(É com a voz de Cecilia Bartoli e o Lascia la Spina,
Cogli la Rosa, ária de Handel do seu Il Tronfo del Tempo e del Disinganno, que
melhor identifico as minhas nostalgias de verão. Encontros e desencontros com os mais próximos, a
penosidade do trabalho em tempo que já puxa para o repouso, a logística das férias,
o afastamento e o reencontro com as casas, memórias de juventude, são algumas
das condições em que a nostalgia floresce.)
O magnífico Lascia la Spina, Cogli la
Rosa de Handel cantado pelo portento da voz de Cecilia Bartoli (como a
gostaria de a ver de novo numa récita como a da Gulbenkian, em Lisboa, já se me
perdeu na memória o ano em que foi) (link aqui) está integrado num disco magnífico que já tem
cerca de 15 anos – OPERA PROIBITA em que Cecilia canta áreas de Caldara, Handel
e Scarlati acompanhada dos Musiciens du
Louvre dirigidos por Marc Minkowski. Houve quem visse no disco e sobretudo
na sua capa, uma manobra sensacionalista da Decca. A revista Gramophone escreveu
então o seguinte: “No fim de contas, uma designação mais
literal como ‘Árias das oratórias do Barroco Italiano compostas para Roma e
datadas de um curto período durante o qual o Papado proibiu o entretenimento
secular’, mas certamente não geraria os mesmos impulsos suscitados pelas imagens
com as poses sensuais de Bartoli recriadas a partir da inspiração de Fellini em
La Dolce Vita”.
O disco é globalmente magnífico e nele se compreende que para além da Voz com
que a proteção divina a brindou, Cecilia Bartoli é uma entusiasta da recuperação
histórica dos ambientes em que a ópera floresceu.
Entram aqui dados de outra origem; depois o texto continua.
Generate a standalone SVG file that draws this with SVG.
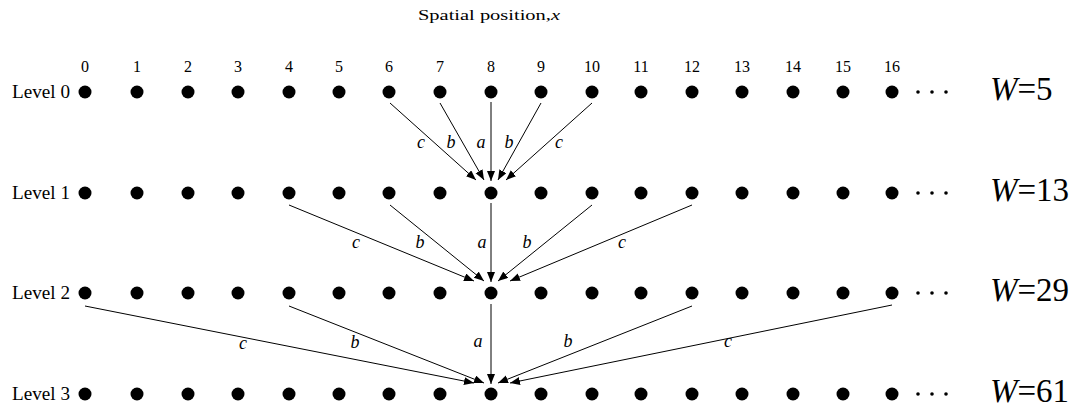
<svg xmlns="http://www.w3.org/2000/svg" width="1077" height="411" viewBox="0 0 1077 411">
<style>
text{font-family:'Liberation Serif','Times New Roman',serif;fill:#000}
.num{font-size:16px;text-anchor:middle}
.lvl{font-size:18px}
.lab{font-size:18px;font-style:italic;text-anchor:middle}
.w{font-size:33px}
.dot{fill:#000}
.ell{fill:#000}
.edge{stroke:#000;stroke-width:1;fill:none;marker-end:url(#ah)}
</style>
<defs>
<marker id="ah" markerUnits="userSpaceOnUse" markerWidth="11" markerHeight="9" refX="10" refY="4" orient="auto">
<path d="M0,0 L10,4 L0,8 z" fill="#000"/>
</marker>
</defs>
<rect width="1077" height="411" fill="#fff"/>
<g font-family="Liberation Serif, Times New Roman, serif">
<text x="418" y="20" font-size="15" textLength="142" lengthAdjust="spacingAndGlyphs">Spatial position,<tspan font-style="italic">x</tspan></text>
<g id="axis-numbers">
<text class="num" x="85" y="72">0</text><text class="num" x="137" y="72">1</text><text class="num" x="188" y="72">2</text><text class="num" x="238" y="72">3</text><text class="num" x="289" y="72">4</text><text class="num" x="339" y="72">5</text><text class="num" x="389" y="72">6</text><text class="num" x="440" y="72">7</text><text class="num" x="491" y="72">8</text><text class="num" x="541" y="72">9</text><text class="num" x="592" y="72">10</text><text class="num" x="641" y="72">11</text><text class="num" x="692" y="72">12</text><text class="num" x="742" y="72">13</text><text class="num" x="793" y="72">14</text><text class="num" x="843" y="72">15</text><text class="num" x="892" y="72">16</text>
</g>
<g id="level-labels">
<text class="lvl" x="12" y="98" textLength="58" lengthAdjust="spacingAndGlyphs">Level 0</text>
<text class="lvl" x="12" y="199" textLength="58" lengthAdjust="spacingAndGlyphs">Level 1</text>
<text class="lvl" x="12" y="299" textLength="58" lengthAdjust="spacingAndGlyphs">Level 2</text>
<text class="lvl" x="12" y="400" textLength="58" lengthAdjust="spacingAndGlyphs">Level 3</text>
</g>
<g id="width-labels">
<text class="w" x="990" y="100"><tspan font-style="italic">W</tspan>=5</text>
<text class="w" x="990" y="201"><tspan font-style="italic">W</tspan>=13</text>
<text class="w" x="990" y="301"><tspan font-style="italic">W</tspan>=29</text>
<text class="w" x="990" y="402"><tspan font-style="italic">W</tspan>=61</text>
</g>
</g>
<g id="ellipses">
<circle class="ell" cx="918" cy="92" r="1.8"/><circle class="ell" cx="932" cy="92" r="1.8"/><circle class="ell" cx="946" cy="92" r="1.8"/>
<circle class="ell" cx="918" cy="193" r="1.8"/><circle class="ell" cx="932" cy="193" r="1.8"/><circle class="ell" cx="946" cy="193" r="1.8"/>
<circle class="ell" cx="918" cy="293" r="1.8"/><circle class="ell" cx="932" cy="293" r="1.8"/><circle class="ell" cx="946" cy="293" r="1.8"/>
<circle class="ell" cx="918" cy="394" r="1.8"/><circle class="ell" cx="932" cy="394" r="1.8"/><circle class="ell" cx="946" cy="394" r="1.8"/>
</g>
<g id="level0">
<g id="n0-0"><circle class="dot" cx="85" cy="92" r="6.5"/></g><g id="n0-1"><circle class="dot" cx="137" cy="92" r="6.5"/></g><g id="n0-2"><circle class="dot" cx="188" cy="92" r="6.5"/></g><g id="n0-3"><circle class="dot" cx="238" cy="92" r="6.5"/></g><g id="n0-4"><circle class="dot" cx="289" cy="92" r="6.5"/></g><g id="n0-5"><circle class="dot" cx="339" cy="92" r="6.5"/></g><g id="n0-6"><circle class="dot" cx="389" cy="92" r="6.5"/></g><g id="n0-7"><circle class="dot" cx="440" cy="92" r="6.5"/></g><g id="n0-8"><circle class="dot" cx="491" cy="92" r="6.5"/></g><g id="n0-9"><circle class="dot" cx="541" cy="92" r="6.5"/></g><g id="n0-10"><circle class="dot" cx="592" cy="92" r="6.5"/></g><g id="n0-11"><circle class="dot" cx="641" cy="92" r="6.5"/></g><g id="n0-12"><circle class="dot" cx="692" cy="92" r="6.5"/></g><g id="n0-13"><circle class="dot" cx="742" cy="92" r="6.5"/></g><g id="n0-14"><circle class="dot" cx="793" cy="92" r="6.5"/></g><g id="n0-15"><circle class="dot" cx="843" cy="92" r="6.5"/></g><g id="n0-16"><circle class="dot" cx="892" cy="92" r="6.5"/></g>
</g>
<g id="level1">
<g id="n1-0"><circle class="dot" cx="85" cy="193" r="6.5"/></g><g id="n1-1"><circle class="dot" cx="137" cy="193" r="6.5"/></g><g id="n1-2"><circle class="dot" cx="188" cy="193" r="6.5"/></g><g id="n1-3"><circle class="dot" cx="238" cy="193" r="6.5"/></g><g id="n1-4"><circle class="dot" cx="289" cy="193" r="6.5"/></g><g id="n1-5"><circle class="dot" cx="339" cy="193" r="6.5"/></g><g id="n1-6"><circle class="dot" cx="389" cy="193" r="6.5"/></g><g id="n1-7"><circle class="dot" cx="440" cy="193" r="6.5"/></g><g id="n1-8"><circle class="dot" cx="491" cy="193" r="6.5"/></g><g id="n1-9"><circle class="dot" cx="541" cy="193" r="6.5"/></g><g id="n1-10"><circle class="dot" cx="592" cy="193" r="6.5"/></g><g id="n1-11"><circle class="dot" cx="641" cy="193" r="6.5"/></g><g id="n1-12"><circle class="dot" cx="692" cy="193" r="6.5"/></g><g id="n1-13"><circle class="dot" cx="742" cy="193" r="6.5"/></g><g id="n1-14"><circle class="dot" cx="793" cy="193" r="6.5"/></g><g id="n1-15"><circle class="dot" cx="843" cy="193" r="6.5"/></g><g id="n1-16"><circle class="dot" cx="892" cy="193" r="6.5"/></g>
</g>
<g id="level2">
<g id="n2-0"><circle class="dot" cx="85" cy="293" r="6.5"/></g><g id="n2-1"><circle class="dot" cx="137" cy="293" r="6.5"/></g><g id="n2-2"><circle class="dot" cx="188" cy="293" r="6.5"/></g><g id="n2-3"><circle class="dot" cx="238" cy="293" r="6.5"/></g><g id="n2-4"><circle class="dot" cx="289" cy="293" r="6.5"/></g><g id="n2-5"><circle class="dot" cx="339" cy="293" r="6.5"/></g><g id="n2-6"><circle class="dot" cx="389" cy="293" r="6.5"/></g><g id="n2-7"><circle class="dot" cx="440" cy="293" r="6.5"/></g><g id="n2-8"><circle class="dot" cx="491" cy="293" r="6.5"/></g><g id="n2-9"><circle class="dot" cx="541" cy="293" r="6.5"/></g><g id="n2-10"><circle class="dot" cx="592" cy="293" r="6.5"/></g><g id="n2-11"><circle class="dot" cx="641" cy="293" r="6.5"/></g><g id="n2-12"><circle class="dot" cx="692" cy="293" r="6.5"/></g><g id="n2-13"><circle class="dot" cx="742" cy="293" r="6.5"/></g><g id="n2-14"><circle class="dot" cx="793" cy="293" r="6.5"/></g><g id="n2-15"><circle class="dot" cx="843" cy="293" r="6.5"/></g><g id="n2-16"><circle class="dot" cx="892" cy="293" r="6.5"/></g>
</g>
<g id="level3">
<g id="n3-0"><circle class="dot" cx="85" cy="394" r="6.5"/></g><g id="n3-1"><circle class="dot" cx="137" cy="394" r="6.5"/></g><g id="n3-2"><circle class="dot" cx="188" cy="394" r="6.5"/></g><g id="n3-3"><circle class="dot" cx="238" cy="394" r="6.5"/></g><g id="n3-4"><circle class="dot" cx="289" cy="394" r="6.5"/></g><g id="n3-5"><circle class="dot" cx="339" cy="394" r="6.5"/></g><g id="n3-6"><circle class="dot" cx="389" cy="394" r="6.5"/></g><g id="n3-7"><circle class="dot" cx="440" cy="394" r="6.5"/></g><g id="n3-8"><circle class="dot" cx="491" cy="394" r="6.5"/></g><g id="n3-9"><circle class="dot" cx="541" cy="394" r="6.5"/></g><g id="n3-10"><circle class="dot" cx="592" cy="394" r="6.5"/></g><g id="n3-11"><circle class="dot" cx="641" cy="394" r="6.5"/></g><g id="n3-12"><circle class="dot" cx="692" cy="394" r="6.5"/></g><g id="n3-13"><circle class="dot" cx="742" cy="394" r="6.5"/></g><g id="n3-14"><circle class="dot" cx="793" cy="394" r="6.5"/></g><g id="n3-15"><circle class="dot" cx="843" cy="394" r="6.5"/></g><g id="n3-16"><circle class="dot" cx="892" cy="394" r="6.5"/></g>
</g>
<g id="connectors">
<line class="edge" x1="390" y1="103" x2="476" y2="180"/>
<line class="edge" x1="440" y1="103" x2="484" y2="180"/>
<line class="edge" x1="491" y1="102" x2="491" y2="181"/>
<line class="edge" x1="541" y1="103" x2="498" y2="180"/>
<line class="edge" x1="592" y1="103" x2="506" y2="180"/>
<line class="edge" x1="289" y1="205" x2="474" y2="281"/>
<line class="edge" x1="390" y1="205" x2="484" y2="281"/>
<line class="edge" x1="491" y1="203" x2="491" y2="282"/>
<line class="edge" x1="592" y1="205" x2="498" y2="281"/>
<line class="edge" x1="692" y1="205" x2="510" y2="281"/>
<line class="edge" x1="85" y1="306" x2="474" y2="383"/>
<line class="edge" x1="289" y1="306" x2="484" y2="383"/>
<line class="edge" x1="491" y1="304" x2="491" y2="384"/>
<line class="edge" x1="692" y1="306" x2="498" y2="383"/>
<line class="edge" x1="892" y1="305" x2="510" y2="383"/>
</g>
<g id="edge-labels" font-family="Liberation Serif, Times New Roman, serif">
<text class="lab" x="421" y="148">c</text><text class="lab" x="451" y="148">b</text><text class="lab" x="481" y="148">a</text><text class="lab" x="509" y="148">b</text><text class="lab" x="559" y="148">c</text>
<text class="lab" x="356" y="248">c</text><text class="lab" x="420" y="248">b</text><text class="lab" x="482" y="248">a</text><text class="lab" x="527" y="248">b</text><text class="lab" x="622" y="248">c</text>
<text class="lab" x="243" y="349">c</text><text class="lab" x="355" y="348">b</text><text class="lab" x="478" y="347">a</text><text class="lab" x="568" y="347">b</text><text class="lab" x="728" y="347">c</text>
</g>
</svg>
Neste caso, trata-se de um disco
que procura projetar-se nos tempos em que a ópera era proibida em Roma na
primeira década do século XVIII, em que o catolicismo de então dava mostras de
comportamentos proibicionistas para mascarar a sua incapacidade de conviver com
o teatro, com ou sem música.
Não sei por que carga de água a ária Lascia la Spina se identifica-se bem
com as minhas costumeiras nostalgias de verão. Dou por mim a ouvi-la vezes em
fim, enquanto percorro os encontros e desencontros do verão, a penosidade dos
dias de maior calor e do trabalho que nunca acaba, os reencontros mas também o
afastamento das casas, as recordações das férias juvenis, a finitude da vida.
Por isso, invoco aqui Bartoli e o seu Lascia la Spina.